One thing that struck me upon the piece starting, was how instantly fixated I was on the effortless of such technical ballet and contemporary ability. Dancers intertwined and using there bodies almost like antenna, scoping their environment in relation to physical space and also each other. I began to consider my own body and its relationship to where I was, who was next to me and how we were connected or isolated as a component.

It was now apparent that the initial question was going to linger in my conscious thought throughout the performance. ATOMOS also had an interesting creation process, with McGregor directing dancers to work with an artificial intelligent, life size, digitally rendered ‘body’ in the studio. This manufactured ‘body’ mimics the growth and movement that makes bodies, well, bodies. This made the live performance more compelling when considering all ‘things’ and what ‘things’ do.

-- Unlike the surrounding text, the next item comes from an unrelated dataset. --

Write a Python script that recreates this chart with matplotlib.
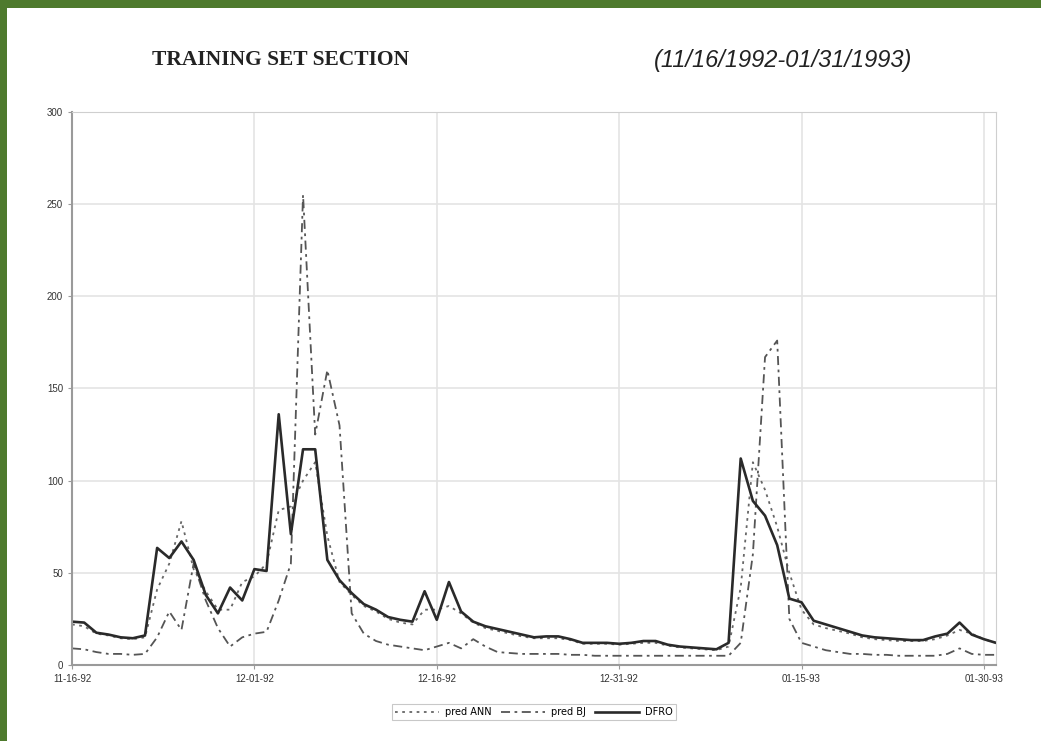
import matplotlib
matplotlib.use("Agg")
import matplotlib.pyplot as plt
import matplotlib.dates as mdates
import pandas as pd
from matplotlib.patches import Rectangle

# Daily series, 11/16/1992 .. 01/31/1993
dates = pd.date_range("1992-11-16", "1993-01-31", freq="D")

dfro = [23.5, 23, 17.5, 16.5, 15, 14.5, 16, 63.5, 58, 67,
        57, 38, 28, 42, 35, 52, 51, 136, 71, 117,
        117, 57, 46, 39, 33, 30, 26, 24.5, 23.5, 40,
        24.5, 45, 29, 23.5, 21, 19.5, 18, 16.5, 15, 15.5,
        15.5, 14, 12, 12, 12, 11.5, 12, 13, 13, 11,
        10, 9.5, 9, 8.5, 12, 112, 89, 81, 65, 36,
        34, 24, 22, 20, 18, 16, 15, 14.5, 14, 13.5,
        13.5, 15.5, 17, 23, 16.5, 14, 12]

pred_ann = [22, 21, 17, 16, 14.5, 14, 15, 41, 55, 78,
            52, 40, 30, 30, 45, 48, 55, 84, 86, 100,
            110, 70, 45, 38, 32, 29, 25, 23, 22, 30,
            30, 32, 28, 23, 20, 18.5, 17, 15.5, 14.5, 14.5,
            14.5, 13.5, 11.5, 11.5, 11.5, 11, 11.5, 12, 12, 10.5,
            9.5, 9, 8.5, 8, 10, 42, 110, 95, 75, 50,
            30, 22, 20, 18.5, 17, 15, 14, 13.5, 13, 13,
            13, 14, 16, 19, 17, 14, 12]

pred_bj = [9, 8.5, 7, 6, 6, 5.5, 6, 15, 29, 19,
           55, 35, 20, 10, 15, 17, 18, 35, 55, 255,
           125, 160, 130, 28, 17, 13, 11, 10, 9, 8,
           10, 12, 9, 14, 10, 7, 6.5, 6, 6, 6,
           6, 5.5, 5.5, 5, 5, 5, 5, 5, 5, 5,
           5, 5, 5, 5, 5, 12, 60, 167, 176, 25,
           12, 10, 8, 7, 6, 6, 5.5, 5.5, 5, 5,
           5, 5, 6, 9, 6, 5.5, 5.5]

y_ticks = [0, 50, 100, 150, 200, 250, 300]
x_ticks = pd.to_datetime(["1992-11-16", "1992-12-01", "1992-12-16",
                          "1992-12-31", "1993-01-15", "1993-01-30"])

W, H = 1041, 741
fig = plt.figure(figsize=(W / 100, H / 100), dpi=100)
fig.patch.set_facecolor("white")

# dark green edge along the top and left of the page
green = "#4e7a2d"
fig.patches.append(Rectangle((0, 1 - 8 / H), 1, 8 / H,
                             transform=fig.transFigure, facecolor=green,
                             edgecolor="none", zorder=0))
fig.patches.append(Rectangle((0, 0), 7 / W, 1,
                             transform=fig.transFigure, facecolor=green,
                             edgecolor="none", zorder=0))

ax = fig.add_axes([0.0692, 0.1026, 0.8876, 0.7463])
ax.plot(dates, pred_ann, color="#666666", lw=1.3, ls=(0, (1.5, 2.5)),
        label="pred ANN")
ax.plot(dates, pred_bj, color="#555555", lw=1.3, ls=(0, (5, 2.5, 1.5, 2.5)),
        label="pred BJ")
ax.plot(dates, dfro, color="#2a2a2a", lw=1.9, label="DFRO")

ax.set_xlim(dates[0], dates[-1])
ax.set_ylim(0, 300)
ax.set_yticks(y_ticks)
ax.set_xticks(x_ticks)
ax.xaxis.set_major_formatter(mdates.DateFormatter("%m-%d-%y"))
ax.grid(True, color="#e4e4e4", lw=1.2)
ax.set_axisbelow(True)
for side in ("top", "right"):
    ax.spines[side].set_color("#cfcfcf")
ax.spines["left"].set_color("#9a9a9a")
ax.spines["bottom"].set_color("#9a9a9a")
ax.spines["left"].set_linewidth(1.5)
ax.spines["bottom"].set_linewidth(1.5)
ax.tick_params(axis="both", length=3, color="#9a9a9a", labelsize=7,
               labelcolor="#333333")
for lab in ax.get_xticklabels() + ax.get_yticklabels():
    lab.set_family("Liberation Sans")

fig.text(0.146, 0.919, "TRAINING SET SECTION", family="Liberation Serif",
         weight="bold", fontsize=15.5, color="#222222", va="center")
fig.text(0.876, 0.919, "(11/16/1992-01/31/1993)", family="Liberation Sans",
         style="italic", fontsize=17, color="#222222", va="center",
         ha="right")

leg = fig.legend(loc="center", bbox_to_anchor=(0.513, 0.039), ncol=3,
                 frameon=True, fontsize=7, handlelength=4.5,
                 columnspacing=1.0, handletextpad=0.6, borderpad=0.3,
                 fancybox=False, edgecolor="#bbbbbb")
leg.get_frame().set_linewidth(0.8)

fig.savefig("out.png", dpi=100, facecolor="white")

As an audience member I was thinking and therefore I began to feel part of the whole process as if an addition to the work was a level of improvisation to the outcome of what the space was doing, not just the stage. In thinking (rather than just watching) you could argue that the audience are also moving forwards, progressing and choreographing their own movements in a new found relationship. This immersion did not fully lift off for me, trying to actively think versus commercially watch was interrupted by having to negotiate 3D glasses as part of engaging with the video works suspended above the dancers. 3D glasses are something I notoriously associate with mindless blockbuster movie experiences; however it did leave me having to make a choice; do I engage with the whole or do I exist as my own atom within a bigger cellular experience and do what I im drawn to do rather than meet expectation. Maybe McGregor knew we would struggle to connect with both simultaneously and this begins to analyse the societal ways of absorbing information.

All of my feelings and thoughts towards the piece are reflected in the carefully chosen team who have collaborated on ATOMOS including film and set photographer Ravi Deepres who is influenced by the resonances of space which impact profoundly on human behaviour from a subconscious and psychological perspective. There is also costume design by leaders in fashioned technology, XO and lighting design by Lucy Carter who has long collaborated with McGregor and his process. This shows to me that the collaboration process is integral between professionals who fully understand their craft and how to implement it to desired effect for the choreographers work to flourish.

With the work feeling truly exploratitive against traditional modes of communication, I have reached a place where the legacy for me is psychological; perhaps something that will impact improvisationally when faced with spaces and interactions that I am either obliged to or desire to connect with. I now wonder whether the piece is ever finished or whether it lives on through new arms, legs, minds extending out from the ‘body’ which McGregor built.